## GIVEN EXERCISE
Copy the data that follows exactly. Include no pictures.

>>

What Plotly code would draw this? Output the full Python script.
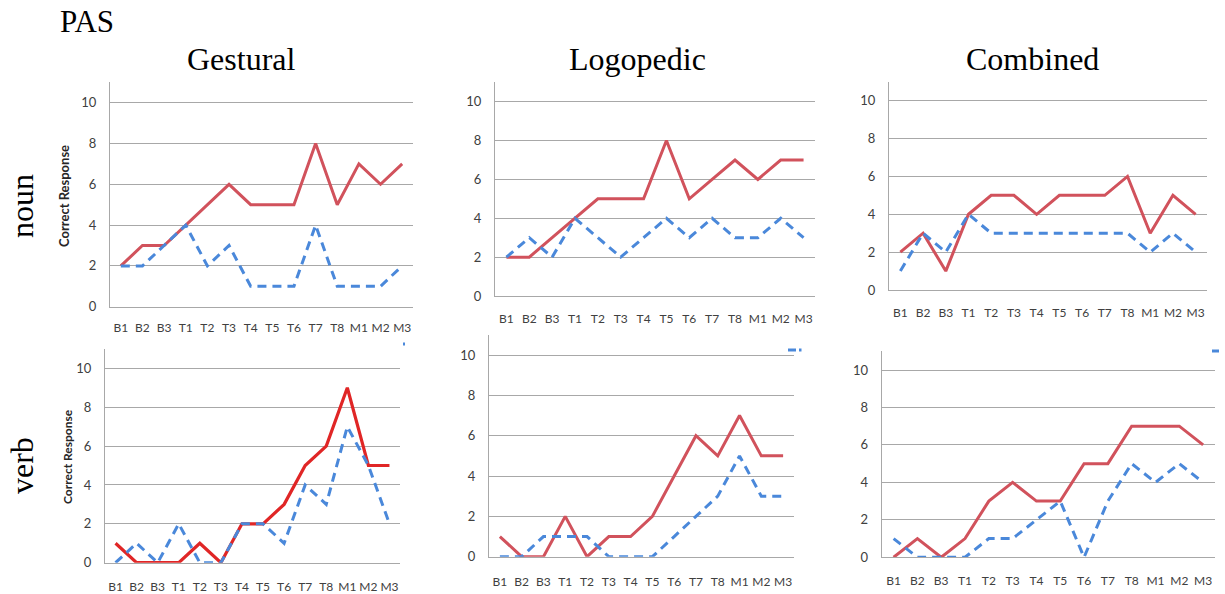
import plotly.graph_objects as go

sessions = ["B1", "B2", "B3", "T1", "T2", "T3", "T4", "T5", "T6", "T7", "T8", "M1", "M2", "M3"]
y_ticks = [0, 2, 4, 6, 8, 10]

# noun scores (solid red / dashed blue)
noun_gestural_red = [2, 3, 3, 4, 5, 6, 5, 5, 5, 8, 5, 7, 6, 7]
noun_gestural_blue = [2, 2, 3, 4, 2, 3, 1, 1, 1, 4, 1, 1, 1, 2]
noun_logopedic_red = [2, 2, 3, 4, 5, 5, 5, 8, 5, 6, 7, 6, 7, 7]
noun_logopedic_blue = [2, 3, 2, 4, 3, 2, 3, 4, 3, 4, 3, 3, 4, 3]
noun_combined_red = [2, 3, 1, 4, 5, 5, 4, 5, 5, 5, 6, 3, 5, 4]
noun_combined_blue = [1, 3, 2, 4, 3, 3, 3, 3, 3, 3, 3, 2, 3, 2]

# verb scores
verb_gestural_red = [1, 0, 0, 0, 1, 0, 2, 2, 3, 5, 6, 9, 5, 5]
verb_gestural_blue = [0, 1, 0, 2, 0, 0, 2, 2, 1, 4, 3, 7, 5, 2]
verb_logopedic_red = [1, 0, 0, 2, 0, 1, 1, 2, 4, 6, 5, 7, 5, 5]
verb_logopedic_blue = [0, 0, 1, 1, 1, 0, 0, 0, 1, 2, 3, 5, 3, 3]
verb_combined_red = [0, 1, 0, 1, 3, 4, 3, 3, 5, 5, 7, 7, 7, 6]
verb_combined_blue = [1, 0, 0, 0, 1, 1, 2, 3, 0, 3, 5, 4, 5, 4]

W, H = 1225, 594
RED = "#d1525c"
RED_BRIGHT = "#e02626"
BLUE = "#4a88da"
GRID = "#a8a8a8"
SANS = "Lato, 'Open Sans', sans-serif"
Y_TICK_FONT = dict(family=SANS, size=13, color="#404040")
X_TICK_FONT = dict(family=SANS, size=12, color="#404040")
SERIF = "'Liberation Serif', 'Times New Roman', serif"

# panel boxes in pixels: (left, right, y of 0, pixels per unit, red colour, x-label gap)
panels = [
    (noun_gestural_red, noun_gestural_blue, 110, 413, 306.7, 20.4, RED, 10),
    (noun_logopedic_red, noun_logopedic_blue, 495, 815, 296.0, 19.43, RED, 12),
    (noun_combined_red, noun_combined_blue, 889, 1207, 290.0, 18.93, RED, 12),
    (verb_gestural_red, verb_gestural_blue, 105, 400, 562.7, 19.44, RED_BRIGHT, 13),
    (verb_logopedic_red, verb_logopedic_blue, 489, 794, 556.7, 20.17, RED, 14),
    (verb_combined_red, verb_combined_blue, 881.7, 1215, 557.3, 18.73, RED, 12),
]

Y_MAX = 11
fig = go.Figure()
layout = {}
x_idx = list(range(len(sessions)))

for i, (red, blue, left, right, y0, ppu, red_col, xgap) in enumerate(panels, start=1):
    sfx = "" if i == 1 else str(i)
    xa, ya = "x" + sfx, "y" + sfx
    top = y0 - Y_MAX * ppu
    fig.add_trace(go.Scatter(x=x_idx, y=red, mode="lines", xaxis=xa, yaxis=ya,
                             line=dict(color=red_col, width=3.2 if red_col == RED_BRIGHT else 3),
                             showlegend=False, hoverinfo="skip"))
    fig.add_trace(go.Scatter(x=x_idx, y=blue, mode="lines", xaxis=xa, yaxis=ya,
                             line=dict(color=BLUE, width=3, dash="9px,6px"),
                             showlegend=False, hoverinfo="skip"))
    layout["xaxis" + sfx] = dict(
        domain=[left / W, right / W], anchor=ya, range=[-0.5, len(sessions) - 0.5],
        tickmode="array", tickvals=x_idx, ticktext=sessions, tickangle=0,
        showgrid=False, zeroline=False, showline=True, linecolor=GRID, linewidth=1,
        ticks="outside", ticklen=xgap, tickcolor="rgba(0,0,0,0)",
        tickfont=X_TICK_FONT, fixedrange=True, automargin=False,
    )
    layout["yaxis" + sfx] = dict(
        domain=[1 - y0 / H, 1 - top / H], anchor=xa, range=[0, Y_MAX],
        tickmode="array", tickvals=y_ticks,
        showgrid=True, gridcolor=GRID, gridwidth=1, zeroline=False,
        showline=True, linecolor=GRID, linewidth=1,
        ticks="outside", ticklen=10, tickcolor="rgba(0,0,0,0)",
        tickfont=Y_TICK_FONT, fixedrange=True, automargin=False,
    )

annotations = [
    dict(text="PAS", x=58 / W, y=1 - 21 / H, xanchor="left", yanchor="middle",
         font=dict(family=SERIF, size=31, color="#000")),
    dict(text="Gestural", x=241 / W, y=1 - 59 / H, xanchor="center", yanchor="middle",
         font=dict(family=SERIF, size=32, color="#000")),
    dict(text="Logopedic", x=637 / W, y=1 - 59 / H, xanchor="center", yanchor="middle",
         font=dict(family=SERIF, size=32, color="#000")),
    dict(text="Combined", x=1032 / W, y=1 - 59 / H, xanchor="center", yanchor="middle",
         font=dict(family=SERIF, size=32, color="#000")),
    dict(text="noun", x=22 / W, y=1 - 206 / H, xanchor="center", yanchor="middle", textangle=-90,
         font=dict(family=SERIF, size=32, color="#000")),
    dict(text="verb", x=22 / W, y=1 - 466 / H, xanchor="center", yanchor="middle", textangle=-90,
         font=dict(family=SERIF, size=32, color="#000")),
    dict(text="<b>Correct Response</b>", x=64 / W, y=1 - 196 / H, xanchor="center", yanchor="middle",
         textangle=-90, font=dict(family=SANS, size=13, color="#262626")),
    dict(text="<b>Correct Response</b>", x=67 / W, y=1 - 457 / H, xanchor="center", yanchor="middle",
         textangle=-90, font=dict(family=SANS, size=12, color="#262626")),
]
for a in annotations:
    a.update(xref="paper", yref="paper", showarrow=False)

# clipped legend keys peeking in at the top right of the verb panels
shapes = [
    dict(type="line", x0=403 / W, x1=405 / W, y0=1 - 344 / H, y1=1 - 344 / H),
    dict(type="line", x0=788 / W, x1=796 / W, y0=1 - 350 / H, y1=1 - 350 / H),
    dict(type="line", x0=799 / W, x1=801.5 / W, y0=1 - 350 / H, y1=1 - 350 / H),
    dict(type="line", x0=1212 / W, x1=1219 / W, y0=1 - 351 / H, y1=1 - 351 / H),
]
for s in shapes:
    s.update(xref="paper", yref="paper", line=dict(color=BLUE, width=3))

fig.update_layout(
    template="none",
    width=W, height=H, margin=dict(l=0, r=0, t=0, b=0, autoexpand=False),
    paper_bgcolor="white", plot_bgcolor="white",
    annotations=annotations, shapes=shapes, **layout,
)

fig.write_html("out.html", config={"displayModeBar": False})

<<

## FULL SOLUTION
What Plotly code would draw this? Output the full Python script.
import plotly.graph_objects as go

sessions = ["B1", "B2", "B3", "T1", "T2", "T3", "T4", "T5", "T6", "T7", "T8", "M1", "M2", "M3"]
y_ticks = [0, 2, 4, 6, 8, 10]

# noun scores (solid red / dashed blue)
noun_gestural_red = [2, 3, 3, 4, 5, 6, 5, 5, 5, 8, 5, 7, 6, 7]
noun_gestural_blue = [2, 2, 3, 4, 2, 3, 1, 1, 1, 4, 1, 1, 1, 2]
noun_logopedic_red = [2, 2, 3, 4, 5, 5, 5, 8, 5, 6, 7, 6, 7, 7]
noun_logopedic_blue = [2, 3, 2, 4, 3, 2, 3, 4, 3, 4, 3, 3, 4, 3]
noun_combined_red = [2, 3, 1, 4, 5, 5, 4, 5, 5, 5, 6, 3, 5, 4]
noun_combined_blue = [1, 3, 2, 4, 3, 3, 3, 3, 3, 3, 3, 2, 3, 2]

# verb scores
verb_gestural_red = [1, 0, 0, 0, 1, 0, 2, 2, 3, 5, 6, 9, 5, 5]
verb_gestural_blue = [0, 1, 0, 2, 0, 0, 2, 2, 1, 4, 3, 7, 5, 2]
verb_logopedic_red = [1, 0, 0, 2, 0, 1, 1, 2, 4, 6, 5, 7, 5, 5]
verb_logopedic_blue = [0, 0, 1, 1, 1, 0, 0, 0, 1, 2, 3, 5, 3, 3]
verb_combined_red = [0, 1, 0, 1, 3, 4, 3, 3, 5, 5, 7, 7, 7, 6]
verb_combined_blue = [1, 0, 0, 0, 1, 1, 2, 3, 0, 3, 5, 4, 5, 4]

W, H = 1225, 594
RED = "#d1525c"
RED_BRIGHT = "#e02626"
BLUE = "#4a88da"
GRID = "#a8a8a8"
SANS = "Lato, 'Open Sans', sans-serif"
Y_TICK_FONT = dict(family=SANS, size=13, color="#404040")
X_TICK_FONT = dict(family=SANS, size=12, color="#404040")
SERIF = "'Liberation Serif', 'Times New Roman', serif"

# panel boxes in pixels: (left, right, y of 0, pixels per unit, red colour, x-label gap)
panels = [
    (noun_gestural_red, noun_gestural_blue, 110, 413, 306.7, 20.4, RED, 10),
    (noun_logopedic_red, noun_logopedic_blue, 495, 815, 296.0, 19.43, RED, 12),
    (noun_combined_red, noun_combined_blue, 889, 1207, 290.0, 18.93, RED, 12),
    (verb_gestural_red, verb_gestural_blue, 105, 400, 562.7, 19.44, RED_BRIGHT, 13),
    (verb_logopedic_red, verb_logopedic_blue, 489, 794, 556.7, 20.17, RED, 14),
    (verb_combined_red, verb_combined_blue, 881.7, 1215, 557.3, 18.73, RED, 12),
]

Y_MAX = 11
fig = go.Figure()
layout = {}
x_idx = list(range(len(sessions)))

for i, (red, blue, left, right, y0, ppu, red_col, xgap) in enumerate(panels, start=1):
    sfx = "" if i == 1 else str(i)
    xa, ya = "x" + sfx, "y" + sfx
    top = y0 - Y_MAX * ppu
    fig.add_trace(go.Scatter(x=x_idx, y=red, mode="lines", xaxis=xa, yaxis=ya,
                             line=dict(color=red_col, width=3.2 if red_col == RED_BRIGHT else 3),
                             showlegend=False, hoverinfo="skip"))
    fig.add_trace(go.Scatter(x=x_idx, y=blue, mode="lines", xaxis=xa, yaxis=ya,
                             line=dict(color=BLUE, width=3, dash="9px,6px"),
                             showlegend=False, hoverinfo="skip"))
    layout["xaxis" + sfx] = dict(
        domain=[left / W, right / W], anchor=ya, range=[-0.5, len(sessions) - 0.5],
        tickmode="array", tickvals=x_idx, ticktext=sessions, tickangle=0,
        showgrid=False, zeroline=False, showline=True, linecolor=GRID, linewidth=1,
        ticks="outside", ticklen=xgap, tickcolor="rgba(0,0,0,0)",
        tickfont=X_TICK_FONT, fixedrange=True, automargin=False,
    )
    layout["yaxis" + sfx] = dict(
        domain=[1 - y0 / H, 1 - top / H], anchor=xa, range=[0, Y_MAX],
        tickmode="array", tickvals=y_ticks,
        showgrid=True, gridcolor=GRID, gridwidth=1, zeroline=False,
        showline=True, linecolor=GRID, linewidth=1,
        ticks="outside", ticklen=10, tickcolor="rgba(0,0,0,0)",
        tickfont=Y_TICK_FONT, fixedrange=True, automargin=False,
    )

annotations = [
    dict(text="PAS", x=58 / W, y=1 - 21 / H, xanchor="left", yanchor="middle",
         font=dict(family=SERIF, size=31, color="#000")),
    dict(text="Gestural", x=241 / W, y=1 - 59 / H, xanchor="center", yanchor="middle",
         font=dict(family=SERIF, size=32, color="#000")),
    dict(text="Logopedic", x=637 / W, y=1 - 59 / H, xanchor="center", yanchor="middle",
         font=dict(family=SERIF, size=32, color="#000")),
    dict(text="Combined", x=1032 / W, y=1 - 59 / H, xanchor="center", yanchor="middle",
         font=dict(family=SERIF, size=32, color="#000")),
    dict(text="noun", x=22 / W, y=1 - 206 / H, xanchor="center", yanchor="middle", textangle=-90,
         font=dict(family=SERIF, size=32, color="#000")),
    dict(text="verb", x=22 / W, y=1 - 466 / H, xanchor="center", yanchor="middle", textangle=-90,
         font=dict(family=SERIF, size=32, color="#000")),
    dict(text="<b>Correct Response</b>", x=64 / W, y=1 - 196 / H, xanchor="center", yanchor="middle",
         textangle=-90, font=dict(family=SANS, size=13, color="#262626")),
    dict(text="<b>Correct Response</b>", x=67 / W, y=1 - 457 / H, xanchor="center", yanchor="middle",
         textangle=-90, font=dict(family=SANS, size=12, color="#262626")),
]
for a in annotations:
    a.update(xref="paper", yref="paper", showarrow=False)

# clipped legend keys peeking in at the top right of the verb panels
shapes = [
    dict(type="line", x0=403 / W, x1=405 / W, y0=1 - 344 / H, y1=1 - 344 / H),
    dict(type="line", x0=788 / W, x1=796 / W, y0=1 - 350 / H, y1=1 - 350 / H),
    dict(type="line", x0=799 / W, x1=801.5 / W, y0=1 - 350 / H, y1=1 - 350 / H),
    dict(type="line", x0=1212 / W, x1=1219 / W, y0=1 - 351 / H, y1=1 - 351 / H),
]
for s in shapes:
    s.update(xref="paper", yref="paper", line=dict(color=BLUE, width=3))

fig.update_layout(
    template="none",
    width=W, height=H, margin=dict(l=0, r=0, t=0, b=0, autoexpand=False),
    paper_bgcolor="white", plot_bgcolor="white",
    annotations=annotations, shapes=shapes, **layout,
)

fig.write_html("out.html", config={"displayModeBar": False})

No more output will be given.